(PROVIDED MATERIAL)
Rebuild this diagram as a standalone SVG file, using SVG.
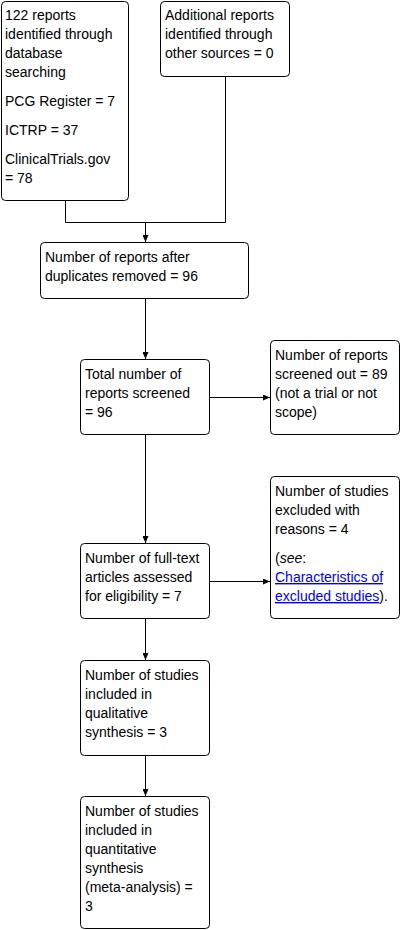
<svg xmlns="http://www.w3.org/2000/svg" width="402" height="930" viewBox="0 0 402 930">
<style>
.box{fill:#fff;stroke:#000;stroke-width:1}
text{font-family:"Liberation Sans",Arial,sans-serif;font-size:14px;fill:#000}
.ln{fill:none;stroke:#000;stroke-width:1}
.lk{fill:#0000ff;text-decoration:underline}
</style>
<defs>
<marker id="ah" markerUnits="userSpaceOnUse" markerWidth="7" markerHeight="6" refX="7" refY="3" orient="auto">
<path d="M0,0 L7,3 L0,6 z" fill="#000"/>
</marker>
</defs>
<rect width="402" height="930" fill="#fff"/>
<g id="connectors">
<polyline class="ln" points="65.5,201 65.5,222.5 225.5,222.5 225.5,77"/>
<line class="ln" x1="145.5" y1="222.5" x2="145.5" y2="242" marker-end="url(#ah)"/>
<line class="ln" x1="145.5" y1="299" x2="145.5" y2="359" marker-end="url(#ah)"/>
<line class="ln" x1="210" y1="397.5" x2="270" y2="397.5" marker-end="url(#ah)"/>
<line class="ln" x1="145.5" y1="435" x2="145.5" y2="543" marker-end="url(#ah)"/>
<line class="ln" x1="210" y1="581.5" x2="270" y2="581.5" marker-end="url(#ah)"/>
<line class="ln" x1="145.5" y1="619" x2="145.5" y2="660" marker-end="url(#ah)"/>
<line class="ln" x1="145.5" y1="756" x2="145.5" y2="796" marker-end="url(#ah)"/>
</g>
<g id="n1">
<rect class="box" x="1.5" y="1.5" width="127" height="199" rx="4"/>
<text x="5" y="20">122 reports</text>
<text x="5" y="39">identified through</text>
<text x="5" y="58">database</text>
<text x="5" y="77">searching</text>
<text x="5" y="106">PCG Register = 7</text>
<text x="5" y="135">ICTRP = 37</text>
<text x="5" y="164">ClinicalTrials.gov</text>
<text x="5" y="183">= 78</text>
</g>
<g id="n2">
<rect class="box" x="160.5" y="1.5" width="129" height="75" rx="4"/>
<text x="165" y="20">Additional reports</text>
<text x="165" y="39">identified through</text>
<text x="165" y="58">other sources = 0</text>
</g>
<g id="n3">
<rect class="box" x="40.5" y="242.5" width="208" height="56" rx="4"/>
<text x="45" y="262">Number of reports after</text>
<text x="45" y="281">duplicates removed = 96</text>
</g>
<g id="n4">
<rect class="box" x="80.5" y="359.5" width="129" height="75" rx="4"/>
<text x="85" y="379">Total number of</text>
<text x="85" y="398">reports screened</text>
<text x="85" y="417">= 96</text>
</g>
<g id="n5">
<rect class="box" x="270.5" y="340.5" width="129" height="94" rx="4"/>
<text x="275" y="360">Number of reports</text>
<text x="275" y="379">screened out = 89</text>
<text x="275" y="398">(not a trial or not</text>
<text x="275" y="417">scope)</text>
</g>
<g id="n6">
<rect class="box" x="270.5" y="476.5" width="129" height="142" rx="4"/>
<text x="275" y="496">Number of studies</text>
<text x="275" y="515">excluded with</text>
<text x="275" y="534">reasons = 4</text>
<text x="275" y="563">(<tspan font-style="italic">see</tspan>:</text>
<text x="275" y="582"><tspan class="lk">Characteristics of</tspan></text>
<text x="275" y="601"><tspan class="lk">excluded studies</tspan>).</text>
</g>
<g id="n7">
<rect class="box" x="80.5" y="543.5" width="129" height="75" rx="4"/>
<text x="85" y="563">Number of full-text</text>
<text x="85" y="582">articles assessed</text>
<text x="85" y="601">for eligibility = 7</text>
</g>
<g id="n8">
<rect class="box" x="80.5" y="660.5" width="129" height="95" rx="4"/>
<text x="85" y="680">Number of studies</text>
<text x="85" y="699">included in</text>
<text x="85" y="718">qualitative</text>
<text x="85" y="737">synthesis = 3</text>
</g>
<g id="n9">
<rect class="box" x="80.5" y="796.5" width="129" height="132" rx="4"/>
<text x="85" y="816">Number of studies</text>
<text x="85" y="835">included in</text>
<text x="85" y="854">quantitative</text>
<text x="85" y="873">synthesis</text>
<text x="85" y="892">(meta-analysis) =</text>
<text x="85" y="911">3</text>
</g>
</svg>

(EXERCISE DIRECTIONS)
The material above must be printed exactly, with its pictures left out.

(FULL SOLUTION)
Rebuild this diagram as a standalone SVG file, using SVG.
<svg xmlns="http://www.w3.org/2000/svg" width="402" height="930" viewBox="0 0 402 930">
<style>
.box{fill:#fff;stroke:#000;stroke-width:1}
text{font-family:"Liberation Sans",Arial,sans-serif;font-size:14px;fill:#000}
.ln{fill:none;stroke:#000;stroke-width:1}
.lk{fill:#0000ff;text-decoration:underline}
</style>
<defs>
<marker id="ah" markerUnits="userSpaceOnUse" markerWidth="7" markerHeight="6" refX="7" refY="3" orient="auto">
<path d="M0,0 L7,3 L0,6 z" fill="#000"/>
</marker>
</defs>
<rect width="402" height="930" fill="#fff"/>
<g id="connectors">
<polyline class="ln" points="65.5,201 65.5,222.5 225.5,222.5 225.5,77"/>
<line class="ln" x1="145.5" y1="222.5" x2="145.5" y2="242" marker-end="url(#ah)"/>
<line class="ln" x1="145.5" y1="299" x2="145.5" y2="359" marker-end="url(#ah)"/>
<line class="ln" x1="210" y1="397.5" x2="270" y2="397.5" marker-end="url(#ah)"/>
<line class="ln" x1="145.5" y1="435" x2="145.5" y2="543" marker-end="url(#ah)"/>
<line class="ln" x1="210" y1="581.5" x2="270" y2="581.5" marker-end="url(#ah)"/>
<line class="ln" x1="145.5" y1="619" x2="145.5" y2="660" marker-end="url(#ah)"/>
<line class="ln" x1="145.5" y1="756" x2="145.5" y2="796" marker-end="url(#ah)"/>
</g>
<g id="n1">
<rect class="box" x="1.5" y="1.5" width="127" height="199" rx="4"/>
<text x="5" y="20">122 reports</text>
<text x="5" y="39">identified through</text>
<text x="5" y="58">database</text>
<text x="5" y="77">searching</text>
<text x="5" y="106">PCG Register = 7</text>
<text x="5" y="135">ICTRP = 37</text>
<text x="5" y="164">ClinicalTrials.gov</text>
<text x="5" y="183">= 78</text>
</g>
<g id="n2">
<rect class="box" x="160.5" y="1.5" width="129" height="75" rx="4"/>
<text x="165" y="20">Additional reports</text>
<text x="165" y="39">identified through</text>
<text x="165" y="58">other sources = 0</text>
</g>
<g id="n3">
<rect class="box" x="40.5" y="242.5" width="208" height="56" rx="4"/>
<text x="45" y="262">Number of reports after</text>
<text x="45" y="281">duplicates removed = 96</text>
</g>
<g id="n4">
<rect class="box" x="80.5" y="359.5" width="129" height="75" rx="4"/>
<text x="85" y="379">Total number of</text>
<text x="85" y="398">reports screened</text>
<text x="85" y="417">= 96</text>
</g>
<g id="n5">
<rect class="box" x="270.5" y="340.5" width="129" height="94" rx="4"/>
<text x="275" y="360">Number of reports</text>
<text x="275" y="379">screened out = 89</text>
<text x="275" y="398">(not a trial or not</text>
<text x="275" y="417">scope)</text>
</g>
<g id="n6">
<rect class="box" x="270.5" y="476.5" width="129" height="142" rx="4"/>
<text x="275" y="496">Number of studies</text>
<text x="275" y="515">excluded with</text>
<text x="275" y="534">reasons = 4</text>
<text x="275" y="563">(<tspan font-style="italic">see</tspan>:</text>
<text x="275" y="582"><tspan class="lk">Characteristics of</tspan></text>
<text x="275" y="601"><tspan class="lk">excluded studies</tspan>).</text>
</g>
<g id="n7">
<rect class="box" x="80.5" y="543.5" width="129" height="75" rx="4"/>
<text x="85" y="563">Number of full-text</text>
<text x="85" y="582">articles assessed</text>
<text x="85" y="601">for eligibility = 7</text>
</g>
<g id="n8">
<rect class="box" x="80.5" y="660.5" width="129" height="95" rx="4"/>
<text x="85" y="680">Number of studies</text>
<text x="85" y="699">included in</text>
<text x="85" y="718">qualitative</text>
<text x="85" y="737">synthesis = 3</text>
</g>
<g id="n9">
<rect class="box" x="80.5" y="796.5" width="129" height="132" rx="4"/>
<text x="85" y="816">Number of studies</text>
<text x="85" y="835">included in</text>
<text x="85" y="854">quantitative</text>
<text x="85" y="873">synthesis</text>
<text x="85" y="892">(meta-analysis) =</text>
<text x="85" y="911">3</text>
</g>
</svg>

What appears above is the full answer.